In tutte le vicende giudiziarie, comprese quelle più intricate e dolorose, viene scritta sempre la parola fine. Non fa eccezione quella che ha riguardato Nalin, sempre assolto con formula piena dalle accuse con sentenze passate in giudicato.

Le Sezioni Unite della Corte di Cassazione, con sentenza n. 36994 del 2022, hanno confermato la sentenza di proscioglimento della sezione disciplinare del Csm del febbraio 2022. I giudici di piazza Cavour hanno chiarito che a carico di Nalin non vi è nessun addebito. Ma, soprattutto, il famoso contratto che veniva presentato all’inizio dei corsi della scuola Bellomo non conteneva alcuna pattuizione illecita, era stato liberamente sottoscritto dalle borsiste, e il “timore reverenziale” che alcune di loro adducevano non poteva essere ricondotto ad un abuso della qualità di magistrato.
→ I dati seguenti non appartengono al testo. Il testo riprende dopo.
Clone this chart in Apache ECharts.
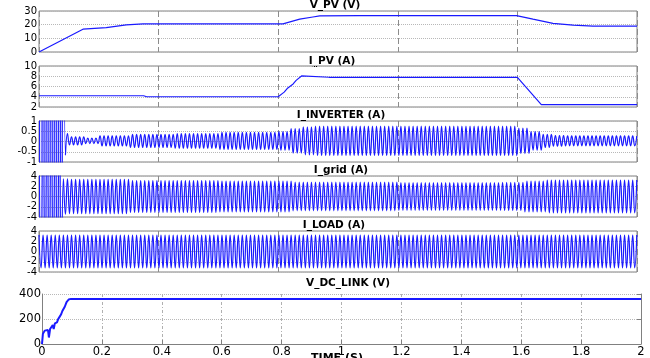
<!DOCTYPE html>
<html>
<head>
<meta charset="utf-8">
<script src="https://cdn.jsdelivr.net/npm/echarts@6/dist/echarts.min.js"></script>
<style>
  html, body { margin: 0; padding: 0; background: #fff; }
  #chart { width: 650px; height: 358px; }
</style>
</head>
<body>
<div id="chart"></div>
<script>
// V_PV (V)
var vpvT = [0, 0.147, 0.225, 0.292, 0.348, 0.816, 0.872, 0.916, 0.939, 1.072, 1.597, 1.652, 1.719, 1.786, 1.853, 2.0];
var vpvV = [0, 16.7, 17.9, 19.8, 20.6, 20.6, 24, 25.6, 26.4, 26.6, 26.6, 24, 21, 19.6, 18.9, 18.9];

// I_PV (A)
var ipvT = [0, 0.35, 0.36, 0.80, 0.82, 0.83, 0.85, 0.86, 0.878, 0.97, 1.60, 1.68, 2.0];
var ipvV = [4.2, 4.2, 4.0, 4.0, 4.9, 5.6, 6.5, 7.2, 8.06, 7.8, 7.8, 2.45, 2.45];

// V_DC_LINK (V)
var vdcT = [0, 0.003, 0.009, 0.020, 0.023, 0.027, 0.036, 0.039, 0.043, 0.050, 0.054, 0.058, 0.064, 0.068, 0.071, 0.076, 0.082, 0.089, 0.097, 2.0];
var vdcV = [0, 81, 107, 112, 52, 120, 152, 120, 165, 173, 199, 186, 238, 264, 256, 298, 335, 356, 361, 361];

// ac signals: half period (~29 cycles per 0.4 s cell)
// and the peak amplitude from each time on
var HALF = 0.0068;
var invT = [0, 0.082, 0.09, 0.1, 0.15, 0.2, 0.3, 0.45, 0.6, 0.8, 0.84, 0.88, 0.92, 1.6, 1.64, 1.68, 1.72, 1.76];
var invA = [20, 0.7, 0.35, 0.2, 0.13, 0.25, 0.32, 0.36, 0.42, 0.45, 0.6, 0.68, 0.72, 0.62, 0.45, 0.32, 0.26, 0.24];
var gridT = [0, 0.078, 0.1, 0.3, 0.6, 0.85, 1.2, 1.55, 1.62, 1.7];
var gridA = [20, 3.45, 3.35, 3.1, 3.0, 2.8, 2.7, 2.75, 3.0, 3.2];
var loadT = [0];
var loadA = [3.2];

var titles = ['V_PV (V)', 'I_PV (A)', 'I_INVERTER (A)', 'I_grid (A)', 'I_LOAD (A)', 'V_DC_LINK (V)'];

function pairs(t, v) {
  return t.map(function (x, i) { return [x, v[i]]; });
}

// alternating peaks, each taking the amplitude of its time segment
function peaks(times, amps, offset) {
  var pts = [];
  for (var k = 0; k * HALF <= 2; k++) {
    var t = k * HALF, j = 0;
    while (j + 1 < times.length && times[j + 1] <= t) j++;
    pts.push([t, offset + (k % 2 ? -1 : 1) * amps[j]]);
  }
  return pts;
}

var font = 'DejaVu Sans';
var blue = '#1a1aff';
var tops = [11, 66, 121, 176, 231];
var yRange = [[0, 30, 10], [2, 10, 2], [-1, 1, 0.5], [-4, 4, 2], [-4, 4, 2]];

var grids = [], xAxes = [], yAxes = [];
tops.forEach(function (top, i) {
  grids.push({ left: 39, top: top, width: 598, height: 41, show: true, borderColor: '#808080', borderWidth: 1 });
  xAxes.push({
    type: 'value', gridIndex: i, min: 0, max: 2, interval: 0.4,
    axisLabel: { show: false }, axisTick: { show: false }, axisLine: { show: false },
    splitLine: { show: true, lineStyle: { color: '#8c8c8c', type: [6, 3] } }
  });
  yAxes.push({
    type: 'value', gridIndex: i, min: yRange[i][0], max: yRange[i][1], interval: yRange[i][2],
    axisLine: { show: false }, axisTick: { show: false },
    axisLabel: { color: '#000', fontSize: 10, fontFamily: font, margin: 2, showMinLabel: true, showMaxLabel: true, hideOverlap: false },
    splitLine: { show: true, lineStyle: { color: '#b8b8b8', type: 'dotted' } }
  });
});

// bottom panel
grids.push({ left: 42, top: 294, width: 599, height: 51, show: false });
xAxes.push({
  type: 'value', gridIndex: 5, min: 0, max: 2, interval: 0.2,
  axisLine: { show: true, lineStyle: { color: '#808080' } },
  axisTick: { show: true, inside: true, length: 4, lineStyle: { color: '#808080' } },
  axisLabel: { color: '#000', fontSize: 11.5, fontFamily: font, margin: 2 },
  splitLine: { show: true, lineStyle: { color: '#b0b0b0', type: [3, 2, 1, 2] } }
});
yAxes.push({
  type: 'value', gridIndex: 5, min: 0, max: 400, interval: 200,
  axisLine: { show: true, lineStyle: { color: '#808080' } },
  axisTick: { show: false },
  axisLabel: { color: '#000', fontSize: 11.5, fontFamily: font, margin: 1 },
  splitLine: { show: true, lineStyle: { color: '#b8b8b8', type: 'dotted' } }
});
yAxes.push({
  type: 'value', gridIndex: 5, position: 'right', min: 0, max: 400, interval: 200,
  axisLine: { show: true, lineStyle: { color: '#808080' } },
  axisTick: { show: true, inside: true, length: 4, lineStyle: { color: '#808080' } },
  axisLabel: { show: false }, splitLine: { show: false }
});

function line(i, data, width, smooth) {
  return {
    type: 'line', xAxisIndex: i, yAxisIndex: i, data: data, showSymbol: false,
    smooth: smooth || false, clip: true,
    lineStyle: { color: blue, width: width }
  };
}

var titleCx = [335, 332, 341, 341, 334, 348];
var titleCy = [5, 61, 115, 170, 225, 283];
var graphics = titles.map(function (s, i) {
  return {
    type: 'text', x: titleCx[i], y: titleCy[i],
    style: { text: s, font: 'bold 10.5px "DejaVu Sans"', fill: '#000', textAlign: 'center', textVerticalAlign: 'middle' }
  };
});
graphics.push({
  type: 'text', x: 337, y: 353,
  style: { text: 'TIME (S)', font: 'bold 11px "DejaVu Sans"', fill: '#000', textAlign: 'center', textVerticalAlign: 'top' }
});

var option = {
  animation: false,
  backgroundColor: '#fff',
  grid: grids,
  xAxis: xAxes,
  yAxis: yAxes,
  graphic: graphics,
  series: [
    line(0, pairs(vpvT, vpvV), 1.2),
    line(1, pairs(ipvT, ipvV), 1.2),
    line(2, peaks(invT, invA, 0.03), 1.2, true),
    line(3, peaks(gridT, gridA, 0), 1.2, true),
    line(4, peaks(loadT, loadA, 0), 1.2, true),
    line(5, pairs(vdcT, vdcV), 2)
  ]
};

var chart = echarts.init(document.getElementById('chart'));
chart.setOption(option);
</script>
</body>
</html>
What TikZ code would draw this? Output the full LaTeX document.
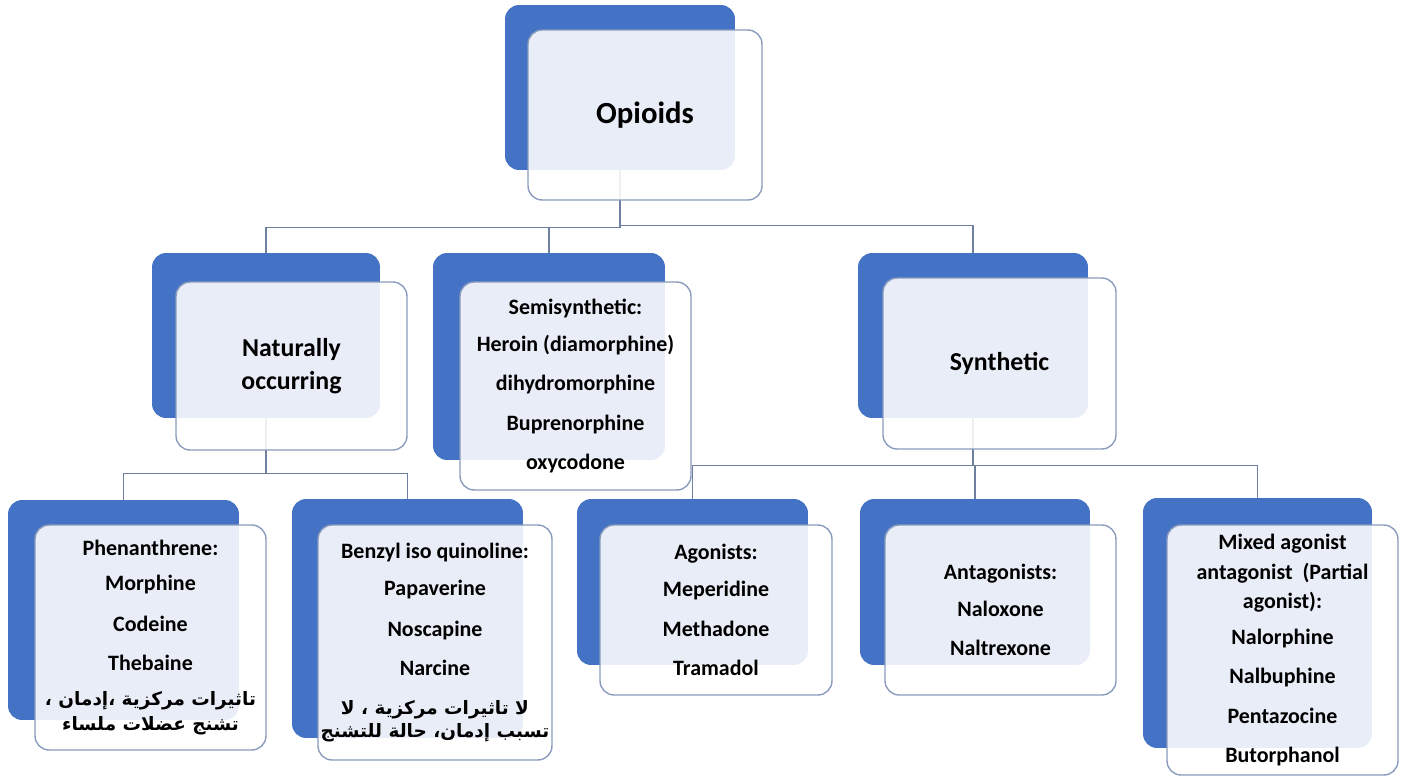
\documentclass[tikz,border=0pt]{standalone}
\usepackage{fontspec}
\setmainfont{Carlito}
\newfontfamily\arabicfont[Script=Arabic]{DejaVu Sans}
\TeXXeTstate=1
\usetikzlibrary{positioning, calc}
\definecolor{opblue}{HTML}{4472C4}
\definecolor{opframe}{HTML}{8A9BBD}
\definecolor{opline}{HTML}{6F7FA0}
\newcommand{\arline}[1]{{\arabicfont\fontsize{10.5}{13}\selectfont\beginR #1\endR}}

\begin{document}
\begin{tikzpicture}[
    x=0.02cm, y=-0.02cm,
    back/.style 2 args={rectangle, rounded corners=8pt, fill=opblue, draw=none,
                minimum width=#1, minimum height=#2, inner sep=0pt},
    front/.style 2 args={rectangle, rounded corners=8pt, fill=white, fill opacity=0.88,
                text opacity=1, draw=opframe, line width=0.8pt, minimum width=#1,
                minimum height=#2, inner sep=0pt, align=center, text=black,
                font=\fontsize{12.5}{17}\selectfont\bfseries},
    head/.style={font=\fontsize{14.7}{18.7}\selectfont\bfseries},
    branch/.style={draw=opline, line width=0.8pt}
]
    \useasboundingbox (0,0) rectangle (1410,778);
    % back boxes
    \node[back={4.6cm}{3.3cm}] (opB) at (620,87.5) {};
    \node[back={4.56cm}{3.3cm}] (natB) at (266,335.5) {};
    \node[back={4.64cm}{4.14cm}] (semiB) at (549,356.5) {};
    \node[back={4.6cm}{3.3cm}] (synB) at (973,335.5) {};
    \node[back={4.62cm}{4.4cm}] (phenB) at (123.5,610) {};
    \node[back={4.62cm}{4.78cm}] (benzB) at (407.5,618.5) {};
    \node[back={4.62cm}{3.32cm}] (agB) at (692.5,582) {};
    \node[back={4.6cm}{3.32cm}] (antB) at (975,582) {};
    \node[back={4.58cm}{5cm}] (mixB) at (1257.5,623) {};
    % connectors
    \draw[branch] (opB.south) -- ++(0,57) -| (natB.north);
    \draw[branch] (opB.south) ++(0,57) -| (semiB.north);
    \draw[branch] (opB.south) ++(0,55) -| (synB.north);
    \draw[branch] (natB.south) -- ++(0,55) -| (phenB.north);
    \draw[branch] (natB.south) ++(0,55) -| (benzB.north);
    \draw[branch] (synB.south) -- ++(0,47) -| (agB.north);
    \draw[branch] (synB.south) ++(0,47) -| (antB.north);
    \draw[branch] (synB.south) ++(0,47) -| (mixB.north);
    % front boxes
    \node[front={4.68cm}{3.4cm}, font=\fontsize{17.5}{21}\selectfont\bfseries] (opF) at (645,115) {Opioids};
    \node[front={4.62cm}{3.36cm}, head] (natF) at (291.5,366) {Naturally\\occurring};
    \node[front={4.62cm}{4.16cm}] (semiF) at (575.5,386) {Semisynthetic:\\[4pt]Heroin (diamorphine)\\[5.5pt]dihydromorphine\\[5.5pt]Buprenorphine\\[5.5pt]oxycodone};
    \node[front={4.66cm}{3.42cm}, head] (synF) at (999.5,363.5) {Synthetic};
    \node[front={4.62cm}{4.5cm}] (phenF) at (150.5,637.5) {Phenanthrene:\\[3pt]Morphine\\[6pt]Codeine\\[5.5pt]Thebaine\\[3pt]\arline{تاثيرات مركزية ،إدمان ،}\\[-3pt]\arline{تشنج عضلات ملساء}};
    \node[front={4.68cm}{4.7cm}] (benzF) at (435,642.5) {Benzyl iso quinoline:\\[4pt]Papaverine\\[6pt]Noscapine\\[5.5pt]Narcine\\[5pt]\arline{لا تاثيرات مركزية ، لا}\\[-4pt]\arline{تسبب إدمان، حالة للتشنج}};
    \node[front={4.64cm}{3.4cm}] (agF) at (716,610) {Agonists:\\[4pt]Meperidine\\[5.5pt]Methadone\\[5.5pt]Tramadol};
    \node[front={4.62cm}{3.4cm}] (antF) at (1000.5,610) {Antagonists:\\[4pt]Naloxone\\[5.5pt]Naltrexone};
    \node[front={4.62cm}{5cm}] (mixF) at (1282.5,650) {Mixed agonist\\antagonist~~(Partial\\agonist):\\[3pt]Nalorphine\\[5.5pt]Nalbuphine\\[5.5pt]Pentazocine\\[5.5pt]Butorphanol};
\end{tikzpicture}
\end{document}
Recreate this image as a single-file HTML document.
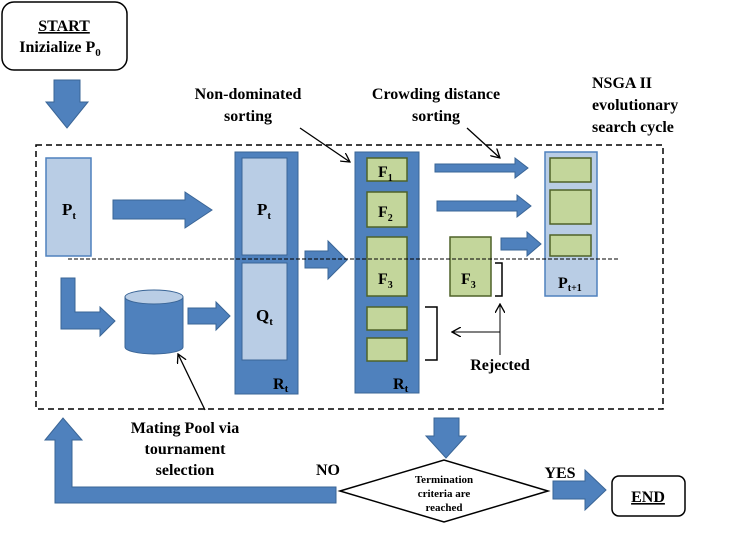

Le Sezioni Unite si sono spinte oltre, pronunciandosi sull’altro addebito mosso: quello riguardante la partecipazione alla gestione di una scuola privata, attività non consentita ai magistrati ordinari, diversamente da quanto è previsto per i magistrati amministrativi. La Cassazione ha annullato la sanzione comminata originariamente dal Consiglio superiore della magistratura (sei mesi di sospensione dalle funzioni). Palazzo dei Marescialli dovrà pronunciarsi in diversa composizione.

Nalin adesso cerca di voltare pagina. «A distanza di cinque anni dall’inizio di questa vicenda – dice al Dubbio - che mi ha travolto, devastando la mia vita personale e professionale e quella della mia famiglia, la pronuncia delle Sezioni Unite torna a farmi vedere la luce. La sofferenza, i costi, in termini anche umani, sono incalcolabili, ma non ho mai smesso di credere in quelle “verità e giustizia” su cui ho giurato solennemente il giorno in cui entrai in magistratura».

Il magistrato fa i conti con un grande rammarico ed una assenza importante. «La sentenza, emessa il 25 ottobre scorso - commenta amareggiato -, è stata pubblicata, seppur nei termini di legge, solo la scorsa settimana, due giorni dopo la scomparsa di mio padre. Saperne l’esito, avrebbe sollevato la sua pena di questi ultimi anni, in cui ha sempre combattuto accanto a me, accompagnandomi a tutti i concorsi che abbiamo vinto assieme e a tutti i processi. Dedico a lui questo e tutte le conquiste che verranno».

Davide Nalin non perde la fiducia nella giustizia. «Il mio approccio – aggiunge - non è tecnicamente cambiato, perché l’applicazione del diritto deve prescindere dalle vicissitudini personali del magistrato. Posso, però, dire che dietro un fascicolo ho sempre visto un essere umano e che, oggi, ancor più, so quanto sia fondamentale non lasciarsi influenzare dal pregiudizio e dal clamore dei processi mediatici, che possono compromettere la neutralità del giudizio e hanno effetti devastanti sulla vita di una persona, sulla sua dignità, fino a decretarne la morte civile e sociale. La gogna mediatica è una pena che non conosce appello».